Boete van 1.000 tot 49.600 euro
Wettelijk gezien kan de administratieve boete variëren tussen de 125 en de 6.200 euro. Maar op die bedragen worden de wettelijke opdeciemen toegepast. Ze moeten dus met 8 vermenigvuldigd worden.
Bij een herhaling van de feiten binnen de 5 jaar kan de boete verdubbeld worden, tot maximum 99.200 euro (6.200 x 8 x 2).
Bij verzachtende omstandigheden wordt het boetebedrag gehalveerd, maar het kan nooit lager zijn dan 500 euro ([125 x 8] : 2).
De boete wordt ook gehalveerd als de overtreder een opleiding volgt over de strijd tegen discriminatie bij de toegang tot de huisvesting. Als de overtreder een rechtspersoon is die vastgoedactiviteiten uitoefent – dus een immobiliënkantoor – moeten alle personeelsleden die met de klanten in contact komen, de opleiding volgen. De inspectie kan echter bepaalde personen vrijstellen.
De boetes gaan niet naar het slachtoffer van de discriminatie, maar naar het Gewestelijk Begrotingsfonds voor Solidariteit. Het slachtoffer heeft wel recht op een
schadevergoeding, maar dat wordt in de Brusselse Huisvestingscode zelf geregeld, en niet in dit uitvoeringsbesluit.
In beroep
De eigenaar of vastgoedmakelaar kan de administratieve boete betwisten. Hij moet dan binnen de 15 dagen beroep aantekenen bij de minister van Huisvesting of bij de ambtenaar die zij daartoe heeft aangewezen.
De minister of ambtenaar trancheert binnen de 30 dagen, of binnen de 60 dagen als hij of zij beslist om eerst een nieuwe hoorzitting te organiseren. Neemt hij of zij niet tijdig een beslissing, dan vervalt de boete.
Inspecteur gaat vrijuit
Nog even dit: inspecteurs die discriminatietests uitvoeren, mogen dat doen met een valse identiteit.
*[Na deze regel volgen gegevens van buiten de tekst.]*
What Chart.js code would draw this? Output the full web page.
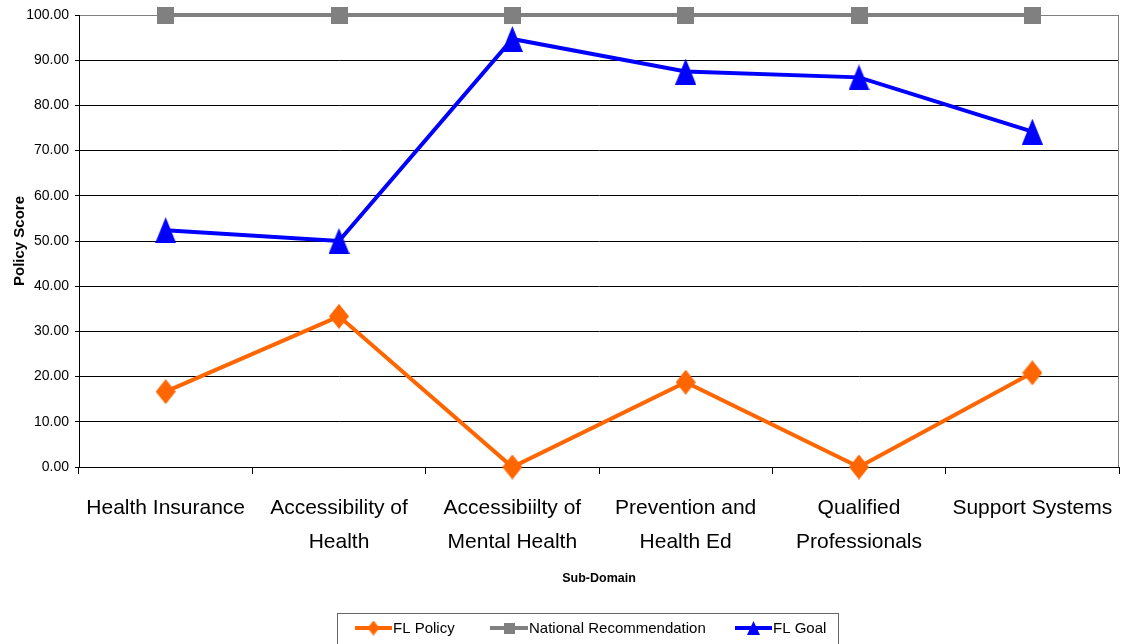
<!DOCTYPE html>
<html>
<head>
<meta charset="utf-8">
<script src="https://cdn.jsdelivr.net/npm/chart.js@4/dist/chart.umd.min.js"></script>
<style>
  html, body { margin: 0; padding: 0; background: #fff; }
  #wrap { width: 1123px; height: 644px; position: relative; }
</style>
</head>
<body>
<div id="wrap"><canvas id="chart" width="1123" height="644"></canvas></div>
<script>
// Sub-domain categories (two-line labels)
const categories = [
  ['Health Insurance'],
  ['Accessibility of', 'Health'],
  ['Accessibiilty of', 'Mental Health'],
  ['Prevention and', 'Health Ed'],
  ['Qualified', 'Professionals'],
  ['Support Systems']
];
const flPolicy = [16.67, 33.33, 0, 18.75, 0, 20.83];
const nationalRecommendation = [100, 100, 100, 100, 100, 100];
const flGoal = [52.4, 50.0, 94.7, 87.5, 86.2, 74.2];
const seriesNames = ['FL Policy', 'National Recommendation', 'FL Goal'];
const seriesColors = ['#FF6600', '#808080', '#0000FF'];

const sans = '"Liberation Sans", Arial, sans-serif';

// Marker glyphs drawn onto small canvases so their proportions can be set freely
function marker(shape, color, w, h) {
  const c = document.createElement('canvas');
  c.width = w; c.height = h;
  const g = c.getContext('2d');
  g.fillStyle = color;
  g.beginPath();
  if (shape === 'diamond') {
    g.moveTo(w / 2, 0); g.lineTo(w, h / 2); g.lineTo(w / 2, h); g.lineTo(0, h / 2);
  } else if (shape === 'triangle') {
    g.moveTo(w / 2, 0); g.lineTo(w, h); g.lineTo(0, h);
  } else {
    g.rect(0, 0, w, h);
  }
  g.closePath();
  g.fill();
  return c;
}

const diamondPt = marker('diamond', seriesColors[0], 20, 25);
const squarePt = marker('square', seriesColors[1], 17, 17);
const trianglePt = marker('triangle', seriesColors[2], 21, 26);

// Plot frame (right edge) and the boxed legend under the axis title
const framePlugin = {
  id: 'frame',
  beforeDatasetsDraw(chart) {
    const { ctx, chartArea: a } = chart;
    ctx.save();
    ctx.strokeStyle = '#808080';
    ctx.lineWidth = 1;
    ctx.beginPath();
    ctx.moveTo(a.right - 0.5, a.top);
    ctx.lineTo(a.right - 0.5, a.bottom);
    ctx.stroke();
    ctx.restore();
  },
  afterDraw(chart) {
    const ctx = chart.ctx;
    ctx.save();
    ctx.fillStyle = '#fff';
    ctx.strokeStyle = '#666';
    ctx.lineWidth = 1;
    ctx.fillRect(337, 613, 501, 40);
    ctx.strokeRect(337.5, 613.5, 501, 40);
    const items = [
      { x0: 355, x1: 392, tx: 393, m: marker('diamond', seriesColors[0], 12, 15) },
      { x0: 490, x1: 528, tx: 529, m: marker('square', seriesColors[1], 11, 11) },
      { x0: 735, x1: 772, tx: 773, m: marker('triangle', seriesColors[2], 13, 14) }
    ];
    const y = 628;
    ctx.font = '15px ' + sans;
    ctx.textBaseline = 'middle';
    ctx.textAlign = 'left';
    items.forEach((it, i) => {
      ctx.strokeStyle = seriesColors[i];
      ctx.lineWidth = 4;
      ctx.beginPath();
      ctx.moveTo(it.x0, y);
      ctx.lineTo(it.x1, y);
      ctx.stroke();
      const cx = (it.x0 + it.x1) / 2;
      ctx.drawImage(it.m, cx - it.m.width / 2, y - it.m.height / 2);
      ctx.fillStyle = '#000';
      ctx.fillText(seriesNames[i], it.tx, y + 1);
    });
    ctx.restore();
  }
};

new Chart(document.getElementById('chart'), {
  type: 'line',
  data: {
    labels: categories,
    datasets: [
      {
        label: seriesNames[0], data: flPolicy,
        borderColor: seriesColors[0], backgroundColor: seriesColors[0],
        borderWidth: 4, pointStyle: diamondPt, order: 1, clip: false
      },
      {
        label: seriesNames[1], data: nationalRecommendation,
        borderColor: seriesColors[1], backgroundColor: seriesColors[1],
        borderWidth: 4, pointStyle: squarePt, order: 3, clip: false
      },
      {
        label: seriesNames[2], data: flGoal,
        borderColor: seriesColors[2], backgroundColor: seriesColors[2],
        borderWidth: 4, pointStyle: trianglePt, order: 2, clip: false
      }
    ]
  },
  options: {
    responsive: false,
    animation: false,
    devicePixelRatio: 1,
    tension: 0,
    layout: { autoPadding: false, padding: { top: 15, right: 4, left: 0, bottom: 0 } },
    plugins: {
      legend: { display: false },
      tooltip: { enabled: false }
    },
    scales: {
      x: {
        offset: true,
        grid: {
          offset: true, drawOnChartArea: false, drawTicks: true,
          tickLength: 7, tickColor: '#000', tickWidth: 1
        },
        border: { color: '#000', width: 1 },
        ticks: {
          color: '#000', maxRotation: 0, autoSkip: false, padding: 17,
          font: { family: sans, size: 21, lineHeight: 1.62 }
        },
        title: {
          display: true, text: 'Sub-Domain', color: '#000',
          font: { family: sans, size: 12.5, weight: 'bold' },
          padding: { top: 0, bottom: 58 }
        },
        afterFit(scale) {
          scale.height = 177;
          scale.paddingLeft = 0;
          scale.paddingRight = 0;
        }
      },
      y: {
        min: 0, max: 100,
        ticks: {
          stepSize: 10, color: '#000', padding: 6,
          font: { family: sans, size: 14 },
          callback: v => Number(v).toFixed(2)
        },
        grid: {
          color: ctx => (ctx.tick && ctx.tick.value === 100 ? '#808080' : '#000'),
          lineWidth: 1, tickLength: 4, tickColor: '#000'
        },
        border: { color: '#000', width: 1 },
        title: {
          display: true, text: 'Policy Score', color: '#000',
          font: { family: sans, size: 15, weight: 'bold' },
          padding: { top: 11, bottom: 0 }
        },
        afterFit(scale) {
          scale.width = 79;
          scale.paddingTop = 0;
          scale.paddingBottom = 0;
        }
      }
    }
  },
  plugins: [framePlugin]
});
</script>
</body>
</html>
Het uitvoeringsbesluit zegt dan ook uitdrukkelijk dat ambtenaren die in het kader van de discriminatietests strafbare feiten plegen ‘die absoluut noodzakelijk zijn voor de uitoefening en het einddoel van hun opdrachten’, niet strafrechtelijk vervolgd kunnen worden.
Vanaf 1 september
De
ordonnantie van 21 december 2018, die het mogelijk maakt om discriminatietests uit te voeren, en het huidige uitvoeringsbesluit treden in werking op 1 september 2019.